Around 60 per cent of the strawberries consumed worldwide come from varieties developed at UC Davis.

“The UC Davis Public Strawberry Breeding Programme has been a huge success for consumers, growers, California’s agricultural economy and the global strawberry market,” said Helene Dillard, dean of the UC Davis College of Agricultural and Environmental Sciences.

“The step the university is taking today is necessary to support our growers and our programme, and to ensure the scientific breakthroughs at UC Davis and resources provided by the state of California are cared for, managed and marketed properly.”

UC Davis holds active patents on 20 strawberry varieties, all of which have been licensed to nurseries to sell to strawberry growers.

The university directly licenses strawberry varieties to California nurseries, offering state strawberry growers exclusive access to new varieties for two years and reduced royalty rates to give them a competitive advantage. The university also directly licenses varieties elsewhere in the US and Canada.

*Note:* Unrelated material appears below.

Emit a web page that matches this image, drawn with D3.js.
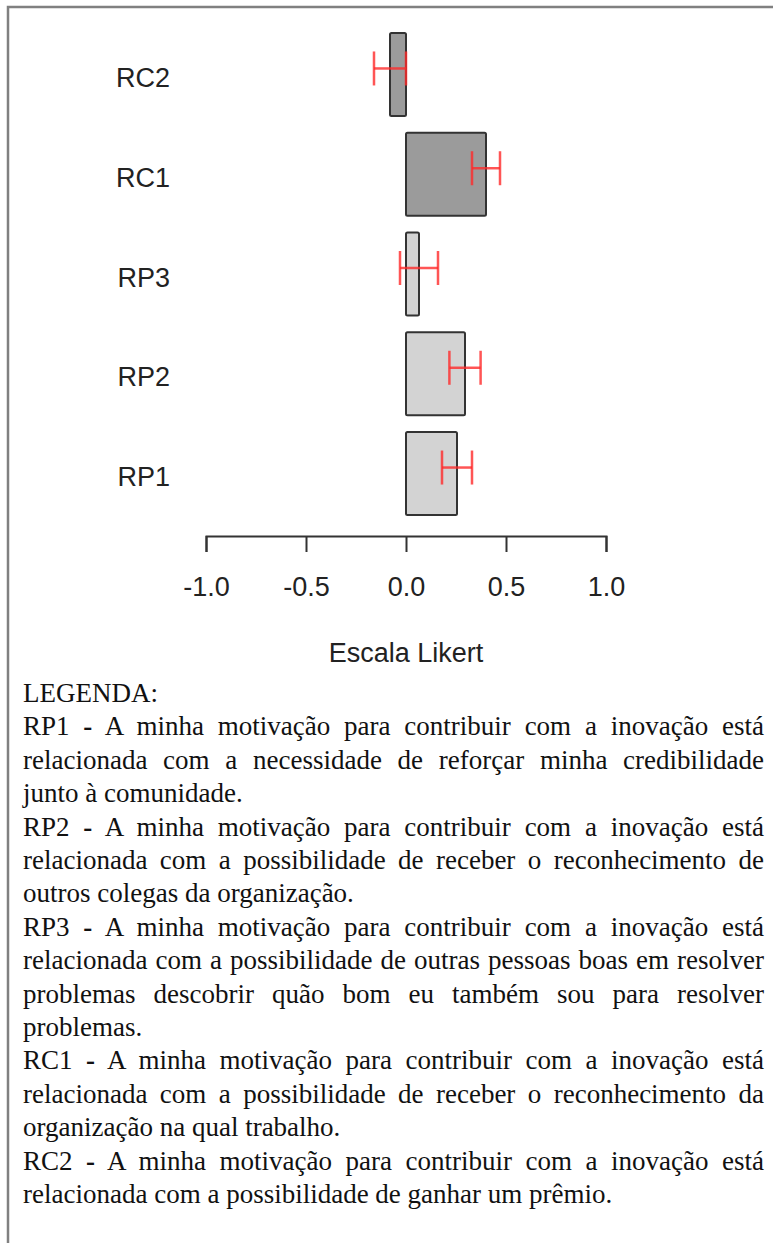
<!DOCTYPE html>
<html>
<head>
<meta charset="utf-8">
<script src="https://cdn.jsdelivr.net/npm/d3@7"></script>
<style>
  body { margin: 0; background: #fff; }
  svg { display: block; }
</style>
</head>
<body>
<svg id="chart" width="773" height="1243"></svg>
<script>
// chart values
const categories = ["RC2", "RC1", "RP3", "RP2", "RP1"];
const means = [-0.08, 0.40, 0.065, 0.295, 0.255];
const errors = [0.08, 0.07, 0.095, 0.078, 0.075];
const tickValues = [-1.0, -0.5, 0.0, 0.5, 1.0];
const axisTitle = "Escala Likert";

// legend text, one entry per printed line
const legendTitle = "LEGENDA:";
const legendCodes = ["RP1", "RP2", "RP3", "RC1", "RC2"];
const legendLines = [
    ["A minha motivação para contribuir com a inovação está",
     "relacionada com a necessidade de reforçar minha credibilidade",
     "junto à comunidade."],
    ["A minha motivação para contribuir com a inovação está",
     "relacionada com a possibilidade de receber o reconhecimento de",
     "outros colegas da organização."],
    ["A minha motivação para contribuir com a inovação está",
     "relacionada com a possibilidade de outras pessoas boas em resolver",
     "problemas descobrir quão bom eu também sou para resolver",
     "problemas."],
    ["A minha motivação para contribuir com a inovação está",
     "relacionada com a possibilidade de receber o reconhecimento da",
     "organização na qual trabalho."],
    ["A minha motivação para contribuir com a inovação está",
     "relacionada com a possibilidade de ganhar um prêmio."]
];

const sans = "'Liberation Sans', Arial, sans-serif";
const serif = "'Liberation Serif', 'Times New Roman', serif";
const groupFill = {RC: "#9b9b9b", RP: "#d3d3d3"};

const svg = d3.select("#chart");

// frame around the figure (right and bottom run off the picture)
svg.append("rect")
    .attr("x", 8).attr("y", 7)
    .attr("width", 800).attr("height", 1300)
    .attr("fill", "none")
    .attr("stroke", "#808080")
    .attr("stroke-width", 2.5);

const x = d3.scaleLinear().domain([-1, 1]).range([206, 606]);
const y = d3.scaleBand().domain(categories).range([16.2, 531.8]).padding(0.168);
const bw = y.bandwidth();

const rows = categories.map((c, i) => ({cat: c, mean: means[i], err: errors[i]}));

//bars
svg.selectAll("rect.bar")
    .data(rows)
    .enter()
    .append("rect")
    .attr("class", "bar")
    .attr("x", d => x(Math.min(0, d.mean)))
    .attr("y", d => y(d.cat))
    .attr("width", d => Math.abs(x(d.mean) - x(0)))
    .attr("height", bw)
    .attr("rx", 1.5)
    .attr("fill", d => groupFill[d.cat.slice(0, 2)])
    .attr("stroke", "#333")
    .attr("stroke-width", 2);

//error bars, drawn a little above the bar middle
const eb = svg.append("g")
    .attr("stroke", "#ff2a2a")
    .attr("stroke-opacity", 0.8)
    .attr("stroke-width", 2.5)
    .attr("fill", "none");
rows.forEach(d => {
    const cy = y(d.cat) + bw / 2 - 6;
    const x0 = x(d.mean - d.err), x1 = x(d.mean + d.err);
    eb.append("line").attr("x1", x0).attr("x2", x1).attr("y1", cy).attr("y2", cy);
    eb.append("line").attr("x1", x0).attr("x2", x0).attr("y1", cy - 17).attr("y2", cy + 17);
    eb.append("line").attr("x1", x1).attr("x2", x1).attr("y1", cy - 17).attr("y2", cy + 17);
});

//category labels
svg.selectAll("text.cat")
    .data(rows)
    .enter()
    .append("text")
    .attr("class", "cat")
    .attr("x", 170)
    .attr("y", d => y(d.cat) + bw / 2 + 12.5)
    .attr("text-anchor", "end")
    .style("font-family", sans)
    .style("font-size", "27px")
    .attr("fill", "#222")
    .text(d => d.cat);

//x axis
const axis = svg.append("g")
    .attr("transform", "translate(0,536)")
    .call(d3.axisBottom(x)
        .tickValues(tickValues)
        .tickSize(16)
        .tickSizeOuter(16)
        .tickPadding(25)
        .tickFormat(d => d.toFixed(1)));
axis.select(".domain").attr("stroke", "#333").attr("stroke-width", 2);
axis.selectAll(".tick line").attr("stroke", "#333").attr("stroke-width", 2);
axis.selectAll(".tick text")
    .style("font-family", sans)
    .style("font-size", "27px")
    .attr("fill", "#222");

svg.append("text")
    .attr("x", x(0))
    .attr("y", 662)
    .attr("text-anchor", "middle")
    .style("font-family", sans)
    .style("font-size", "27px")
    .attr("fill", "#222")
    .text(axisTitle);

//legend
const leftX = 23, rightX = 764, lineY0 = 702, lineStep = 33.4;
let lineNo = 0;
function addLine(parts, justify) {
    const t = svg.append("text")
        .attr("x", leftX)
        .attr("y", lineY0 + lineNo * lineStep)
        .style("font-family", serif)
        .style("font-size", "27px")
        .attr("fill", "#111")
        .attr("xml:space", "preserve");
    parts.forEach(p => {
        t.append("tspan").attr("font-weight", p.bold ? "bold" : null).text(p.s);
    });
    if (justify) {
        const full = parts.map(p => p.s).join("");
        const gaps = (full.match(/ /g) || []).length;
        const w = t.node().getComputedTextLength();
        t.style("word-spacing", ((rightX - leftX - w) / gaps) + "px");
    }
    lineNo++;
}

addLine([{s: legendTitle}], false);
legendCodes.forEach((code, k) => {
    const lines = legendLines[k];
    lines.forEach((ln, j) => {
        const last = j === lines.length - 1;
        if (j === 0) {
            addLine([{s: code + " "}, {s: "-", bold: true}, {s: " " + ln}], !last);
        } else {
            addLine([{s: ln}], !last);
        }
    });
});
</script>
</body>
</html>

In markets outside North America, the university contracts with master licensees to work with nurseries, farmers and growers. International markets where UC Davis strawberry varieties are grown include the European Union, UK and Switzerland; Argentina, Brazil, Chile, Colombia, Ecuador, Mexico, Peru and Uruguay; China; Egypt, Israel, Jordan, Morocco and Turkey; South Africa; Canada; New Zealand and Australia.

“UC has been and will continue to be vigilant about supporting the UC Davis Public Strawberry Breeding Programme and honouring its obligations to farmers and growers to ensure access to high-quality, affordable varieties in California and elsewhere,” the university said.

“As a public research institution, UC diligently protects and promotes its intellectual property to maximise public value, support thriving agricultural economies and ensure reinvestment in university research and education.”